--- start Extracted information ---

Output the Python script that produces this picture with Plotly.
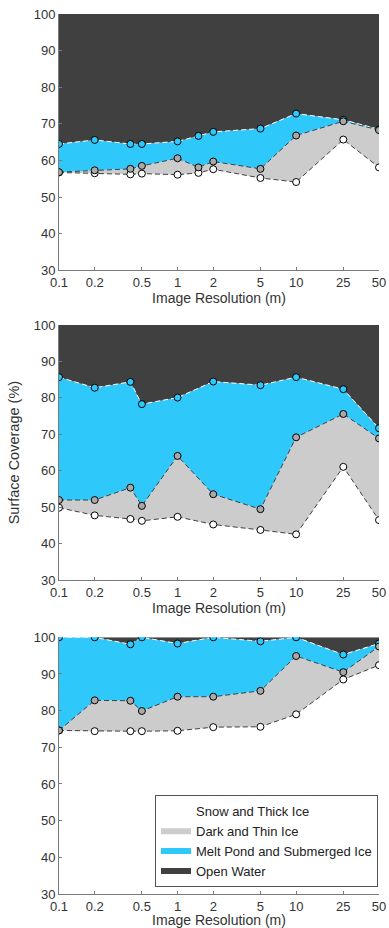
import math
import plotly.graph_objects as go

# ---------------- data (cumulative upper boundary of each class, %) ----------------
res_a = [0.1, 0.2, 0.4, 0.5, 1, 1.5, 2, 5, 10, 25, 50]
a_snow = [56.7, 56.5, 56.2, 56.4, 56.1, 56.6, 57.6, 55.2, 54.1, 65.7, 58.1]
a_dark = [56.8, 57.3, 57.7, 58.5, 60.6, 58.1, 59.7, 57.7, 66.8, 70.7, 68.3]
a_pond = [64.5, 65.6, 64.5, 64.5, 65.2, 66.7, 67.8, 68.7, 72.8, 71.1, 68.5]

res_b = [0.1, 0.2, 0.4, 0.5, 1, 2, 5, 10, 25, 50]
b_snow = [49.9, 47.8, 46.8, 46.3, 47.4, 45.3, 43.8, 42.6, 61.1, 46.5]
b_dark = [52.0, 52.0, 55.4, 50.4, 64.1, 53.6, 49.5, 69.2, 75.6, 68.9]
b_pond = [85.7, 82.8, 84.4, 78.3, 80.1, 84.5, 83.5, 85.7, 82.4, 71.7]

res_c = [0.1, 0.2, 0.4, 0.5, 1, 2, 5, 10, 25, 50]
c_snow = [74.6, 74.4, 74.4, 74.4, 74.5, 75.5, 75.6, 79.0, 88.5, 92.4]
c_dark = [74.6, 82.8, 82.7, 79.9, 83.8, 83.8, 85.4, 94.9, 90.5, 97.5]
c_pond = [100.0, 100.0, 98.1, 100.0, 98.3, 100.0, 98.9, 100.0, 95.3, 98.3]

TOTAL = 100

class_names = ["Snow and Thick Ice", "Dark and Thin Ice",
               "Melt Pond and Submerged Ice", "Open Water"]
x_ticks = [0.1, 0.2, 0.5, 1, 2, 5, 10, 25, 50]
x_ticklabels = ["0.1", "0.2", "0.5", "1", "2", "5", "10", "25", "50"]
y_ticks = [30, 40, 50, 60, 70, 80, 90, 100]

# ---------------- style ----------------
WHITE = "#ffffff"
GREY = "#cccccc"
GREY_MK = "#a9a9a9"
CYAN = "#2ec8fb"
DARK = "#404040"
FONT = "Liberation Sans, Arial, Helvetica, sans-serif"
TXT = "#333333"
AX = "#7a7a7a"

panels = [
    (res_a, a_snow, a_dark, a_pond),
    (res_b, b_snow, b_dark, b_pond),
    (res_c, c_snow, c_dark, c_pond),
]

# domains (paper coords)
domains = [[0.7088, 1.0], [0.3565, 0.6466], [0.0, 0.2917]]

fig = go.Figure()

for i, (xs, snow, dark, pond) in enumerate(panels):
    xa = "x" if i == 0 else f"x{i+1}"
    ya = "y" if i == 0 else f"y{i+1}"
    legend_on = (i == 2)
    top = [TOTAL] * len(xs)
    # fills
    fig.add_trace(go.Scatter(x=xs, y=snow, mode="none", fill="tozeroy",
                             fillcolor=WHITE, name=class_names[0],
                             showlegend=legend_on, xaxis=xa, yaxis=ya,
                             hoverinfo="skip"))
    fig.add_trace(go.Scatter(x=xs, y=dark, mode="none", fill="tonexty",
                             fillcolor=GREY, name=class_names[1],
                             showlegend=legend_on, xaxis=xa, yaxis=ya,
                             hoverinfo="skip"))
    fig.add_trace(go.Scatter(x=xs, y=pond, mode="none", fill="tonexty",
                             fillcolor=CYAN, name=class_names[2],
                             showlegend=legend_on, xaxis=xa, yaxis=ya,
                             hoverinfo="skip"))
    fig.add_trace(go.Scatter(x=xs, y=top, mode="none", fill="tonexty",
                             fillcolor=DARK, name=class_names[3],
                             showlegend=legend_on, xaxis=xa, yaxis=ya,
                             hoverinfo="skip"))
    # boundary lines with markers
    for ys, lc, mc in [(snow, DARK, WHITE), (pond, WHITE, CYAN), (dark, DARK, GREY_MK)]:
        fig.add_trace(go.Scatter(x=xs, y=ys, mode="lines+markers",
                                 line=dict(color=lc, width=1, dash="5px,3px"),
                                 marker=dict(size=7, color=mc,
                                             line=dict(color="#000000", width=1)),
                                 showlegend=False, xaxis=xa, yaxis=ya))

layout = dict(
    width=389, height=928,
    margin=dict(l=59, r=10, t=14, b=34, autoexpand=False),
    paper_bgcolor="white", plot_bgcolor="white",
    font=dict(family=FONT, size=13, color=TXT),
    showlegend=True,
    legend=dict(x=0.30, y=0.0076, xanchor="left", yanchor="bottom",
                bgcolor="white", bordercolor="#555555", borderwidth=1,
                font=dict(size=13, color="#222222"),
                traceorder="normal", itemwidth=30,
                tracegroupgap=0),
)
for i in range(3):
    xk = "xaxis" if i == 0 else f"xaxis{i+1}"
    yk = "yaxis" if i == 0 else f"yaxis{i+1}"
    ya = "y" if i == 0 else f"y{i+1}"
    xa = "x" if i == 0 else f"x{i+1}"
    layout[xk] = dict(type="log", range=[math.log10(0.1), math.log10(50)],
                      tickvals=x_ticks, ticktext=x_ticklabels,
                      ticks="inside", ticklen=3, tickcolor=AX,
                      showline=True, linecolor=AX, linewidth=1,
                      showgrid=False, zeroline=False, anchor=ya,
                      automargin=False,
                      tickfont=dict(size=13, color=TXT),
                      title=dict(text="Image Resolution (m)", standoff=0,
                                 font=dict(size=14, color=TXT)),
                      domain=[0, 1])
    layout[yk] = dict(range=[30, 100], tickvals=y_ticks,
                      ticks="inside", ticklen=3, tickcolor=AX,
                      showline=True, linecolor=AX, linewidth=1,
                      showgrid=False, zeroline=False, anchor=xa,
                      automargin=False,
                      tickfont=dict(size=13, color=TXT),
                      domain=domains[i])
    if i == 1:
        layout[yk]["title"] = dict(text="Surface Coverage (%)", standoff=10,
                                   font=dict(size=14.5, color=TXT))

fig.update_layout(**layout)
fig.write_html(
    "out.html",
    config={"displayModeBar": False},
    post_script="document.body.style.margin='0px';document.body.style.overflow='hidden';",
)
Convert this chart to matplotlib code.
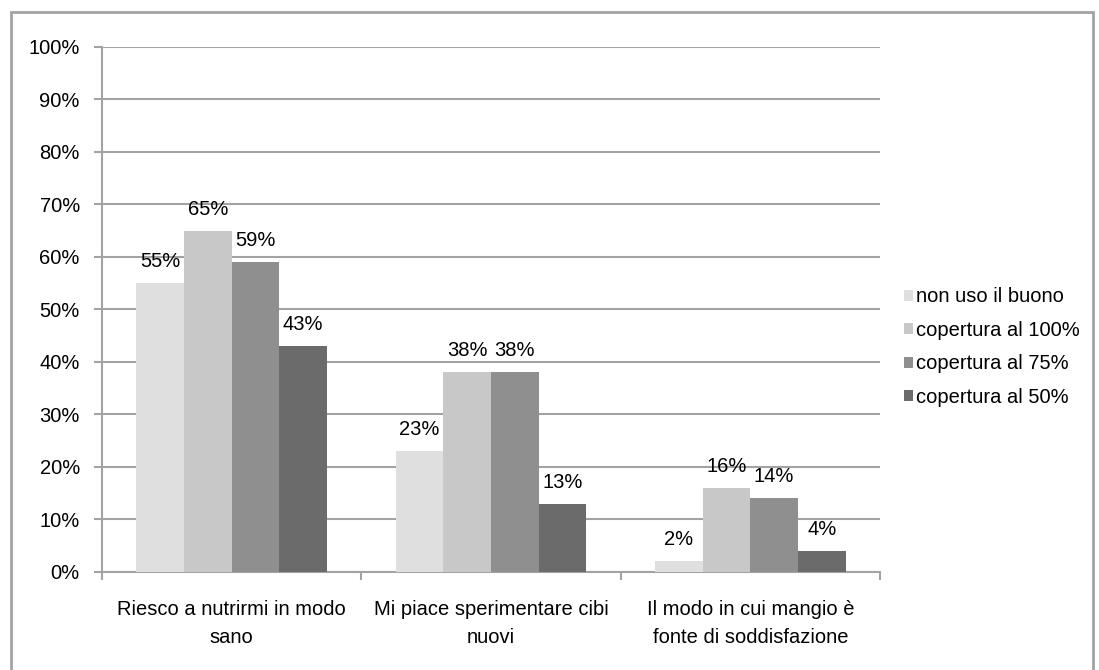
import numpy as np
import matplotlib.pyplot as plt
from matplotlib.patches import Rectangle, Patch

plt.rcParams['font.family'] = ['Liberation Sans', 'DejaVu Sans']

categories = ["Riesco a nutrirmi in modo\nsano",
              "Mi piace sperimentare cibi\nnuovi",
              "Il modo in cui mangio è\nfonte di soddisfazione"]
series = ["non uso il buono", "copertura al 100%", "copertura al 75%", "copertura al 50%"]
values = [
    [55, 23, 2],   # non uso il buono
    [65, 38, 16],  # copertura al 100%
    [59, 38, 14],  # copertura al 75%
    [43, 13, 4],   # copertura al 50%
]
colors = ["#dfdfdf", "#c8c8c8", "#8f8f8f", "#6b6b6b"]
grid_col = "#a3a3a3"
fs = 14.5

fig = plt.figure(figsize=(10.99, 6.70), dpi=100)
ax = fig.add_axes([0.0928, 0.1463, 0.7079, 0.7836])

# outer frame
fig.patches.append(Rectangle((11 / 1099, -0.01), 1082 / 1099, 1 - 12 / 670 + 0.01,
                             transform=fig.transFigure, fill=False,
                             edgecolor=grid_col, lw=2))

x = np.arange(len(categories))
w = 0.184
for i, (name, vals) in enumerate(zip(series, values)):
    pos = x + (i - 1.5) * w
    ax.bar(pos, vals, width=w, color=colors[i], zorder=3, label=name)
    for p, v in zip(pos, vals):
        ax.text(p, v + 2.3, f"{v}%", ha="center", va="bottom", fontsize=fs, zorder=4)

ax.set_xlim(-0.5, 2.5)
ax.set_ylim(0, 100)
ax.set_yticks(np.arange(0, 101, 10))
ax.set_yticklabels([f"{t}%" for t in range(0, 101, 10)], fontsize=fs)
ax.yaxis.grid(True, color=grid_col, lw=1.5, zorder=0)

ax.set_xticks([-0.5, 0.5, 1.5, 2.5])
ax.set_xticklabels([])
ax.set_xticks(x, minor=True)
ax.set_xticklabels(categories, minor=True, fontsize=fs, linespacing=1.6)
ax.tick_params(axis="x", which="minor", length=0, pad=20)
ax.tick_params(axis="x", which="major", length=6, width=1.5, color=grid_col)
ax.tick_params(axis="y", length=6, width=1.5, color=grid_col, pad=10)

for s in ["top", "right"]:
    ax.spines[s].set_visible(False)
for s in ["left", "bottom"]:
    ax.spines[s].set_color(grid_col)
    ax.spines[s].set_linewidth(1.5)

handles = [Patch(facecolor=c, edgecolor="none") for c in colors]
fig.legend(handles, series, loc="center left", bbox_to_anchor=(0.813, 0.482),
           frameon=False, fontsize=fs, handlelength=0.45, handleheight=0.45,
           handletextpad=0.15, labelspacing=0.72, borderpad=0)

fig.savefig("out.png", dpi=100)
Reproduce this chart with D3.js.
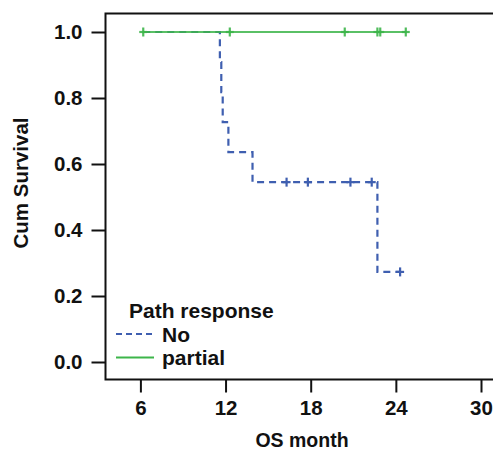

--- end Extracted information ---

Problem details – Copy only the lines above from the one containing "Convert this chart to matplotlib code." through the one containing "plt.rcParams['font.family'] = ['Liberation", both included. Leave out the pictures.

Solution to this exercise –
Convert this chart to matplotlib code.
import numpy as np
import matplotlib.pyplot as plt
from matplotlib.patches import Rectangle, Patch

plt.rcParams['font.family'] = ['Liberation Sans', 'DejaVu Sans']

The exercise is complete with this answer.